For Dr. Schadt, one of his biggest challenges is how to unify mathematically different modeling approaches to develop better models of disease. As he sees it, data-driven, hypothesis-free modeling approaches, i.e., structured learning approaches that assume we don’t know the rules of complex systems but must learn them from big data, are largely pursued independently of more hypothesis-driven modeling, i.e., approaches for which we assume we know the rules and how things are connected.
“We are seeking to integrate these approaches so that we get the best of both worlds while minimizing the weaknesses of each,” notes Dr. Schadt.
Dr. Schadt has some impressive resources available for his quest.
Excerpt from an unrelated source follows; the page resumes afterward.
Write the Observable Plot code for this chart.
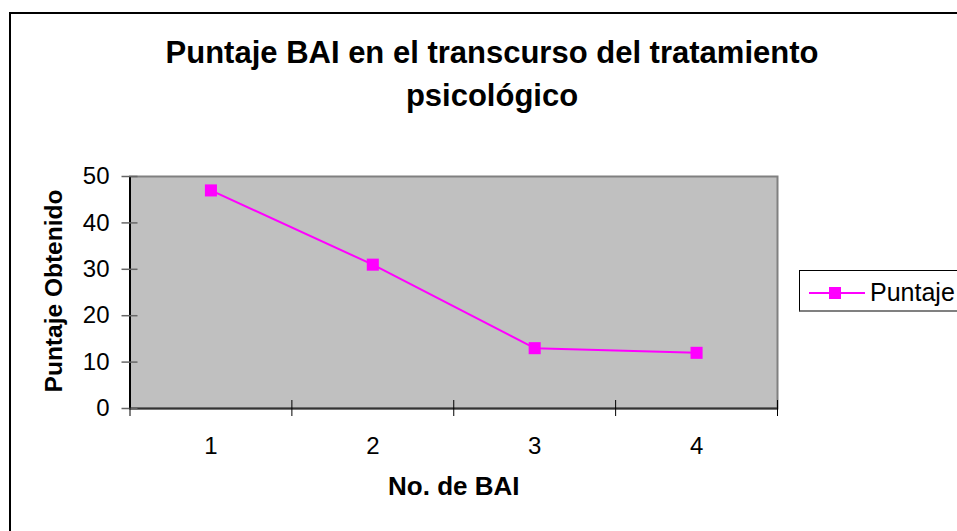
<!DOCTYPE html>
<html><head><meta charset="utf-8">
<script src="https://cdn.jsdelivr.net/npm/d3@7"></script>
<script src="https://cdn.jsdelivr.net/npm/@observablehq/plot@0.6"></script>
<style>
body{margin:0;width:957px;height:531px;overflow:hidden;background:#fff;font-family:Arial,"Liberation Sans",sans-serif;position:relative}
#frame{position:absolute;left:9px;top:12px;width:1000px;height:600px;border:2px solid #000;box-sizing:border-box}
#title{position:absolute;left:0;width:984px;top:31px;text-align:center;font-weight:bold;font-size:31px;line-height:43px;color:#000}
#chart{position:absolute;left:0;top:150px}
#ylabel{position:absolute;left:54px;top:290.5px;transform:translate(-50%,-50%) rotate(-90deg);white-space:nowrap;font-weight:bold;font-size:24.5px;line-height:1;color:#000}
#legend{position:absolute;left:799px;top:270px;width:200px;height:42px;border:1px solid #000;border-bottom:2px solid #808080;border-right:none;box-sizing:border-box;background:#fff}
#legend svg{position:absolute;left:8px;top:0}
#legend span{position:absolute;left:70px;top:0;line-height:42px;font-size:25px;color:#000}
</style></head>
<body>
<div id="frame"></div>
<div id="title">Puntaje BAI en el transcurso del tratamiento<br>psicológico</div>
<div id="chart"></div>
<div id="ylabel"></div>
<div id="legend"></div>
<script>
const categories = [1, 2, 3, 4];
const puntaje = [47, 31, 13, 12];
const yTicks = [0, 10, 20, 30, 40, 50];
const xTickLabels = ["1", "2", "3", "4"];
const xBoundaries = [0.5, 1.5, 2.5, 3.5, 4.5];
const seriesName = "Puntaje";
const yLabel = "Puntaje Obtenido";
const xLabel = "No. de BAI";

const data = categories.map((c, i) => ({bai: c, puntaje: puntaje[i]}));

const chart = Plot.plot({
  width: 957, height: 381,
  marginTop: 26, marginBottom: 123, marginLeft: 129.5, marginRight: 180,
  style: {fontFamily: "Arial, 'Liberation Sans', sans-serif", fontSize: "24px", color: "#000", background: "transparent", overflow: "visible"},
  x: {domain: [0.5, 4.5], axis: null},
  y: {domain: [0, 50], axis: null},
  marks: [
    Plot.frame({fill: "#c0c0c0", stroke: null}),
    Plot.frame({stroke: "#808080", strokeWidth: 2}),
    Plot.ruleX([0.5], {stroke: "#000", strokeWidth: 2}),
    Plot.ruleY([0], {stroke: "#333", strokeWidth: 2}),
    Plot.ruleY(yTicks, {y: d => d, x1: 0.5, x2: 0.5, insetLeft: 8, insetRight: 8, stroke: "#666", strokeWidth: 1.5}),
    Plot.ruleX(xBoundaries, {x: d => d, y1: 0, y2: 0, insetTop: 8, insetBottom: 8, stroke: "#000", strokeWidth: 1}),
    Plot.text(yTicks, {x: 0.5, y: d => d, text: d => String(d), textAnchor: "end", dx: -20.5, fontSize: 24}),
    Plot.text(categories, {x: d => d, y: 0, text: (d, i) => xTickLabels[i], dy: 38, fontSize: 24}),
    Plot.line(data, {x: "bai", y: "puntaje", stroke: "#ff00ff", strokeWidth: 2}),
    Plot.dot(data, {x: "bai", y: "puntaje", symbol: "square", r: 6.8, fill: "#ff00ff", stroke: null}),
    Plot.text([xLabel], {frameAnchor: "bottom", dy: 86, fontWeight: "bold", fontSize: 26})
  ]
});
document.getElementById("chart").appendChild(chart);
document.getElementById("ylabel").textContent = yLabel;

const legend = document.getElementById("legend");
legend.innerHTML = `<svg width="60" height="40"><line x1="1" y1="22" x2="57" y2="22" stroke="#ff00ff" stroke-width="2"/><rect x="21" y="16" width="12" height="12" fill="#ff00ff"/></svg><span>${seriesName}</span>`;
</script>
</body></html>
The institute currently uses roughly 40,000 square feet, which includes a CLIA-certified sequencing core, a super computer (Minerva), wetlabs for sample preparation and running of molecular biology experiments, and dry lab space for different computational groups (statistical genetics, bioinformatics and sequence informatics, and network modeling/systems biology).
The institute also has some unique capabilities, including computing power that can manage petabytes [one quadrillion (1015) bytes] scales of data, and the presence of worldclass information technology personnel.
About half of the institute’s current faculty of 30 are experts in network modeling, predictive modeling, or machine learning. The other half is focused on sequence informatics, disease biology, and building interfaces. Dr. Schadt hopes to create the right ecosystem so that the diversity of talent across disciplines is all in the same space, learning and working with each other.
He’s still looking for additional talent. “We have staff scientist positions, faculty positions, post-doctoral positions, and we are recruiting students for our computational biology Ph.D. program.”
Interestingly, five years ago virtually none of these areas of expertise would have been required in any medical center. Today, they are essential to one of the institute’s key missions: handling large volumes of data, with the goal of developing information and creating understanding that can be translated rapidly into the clinical setting.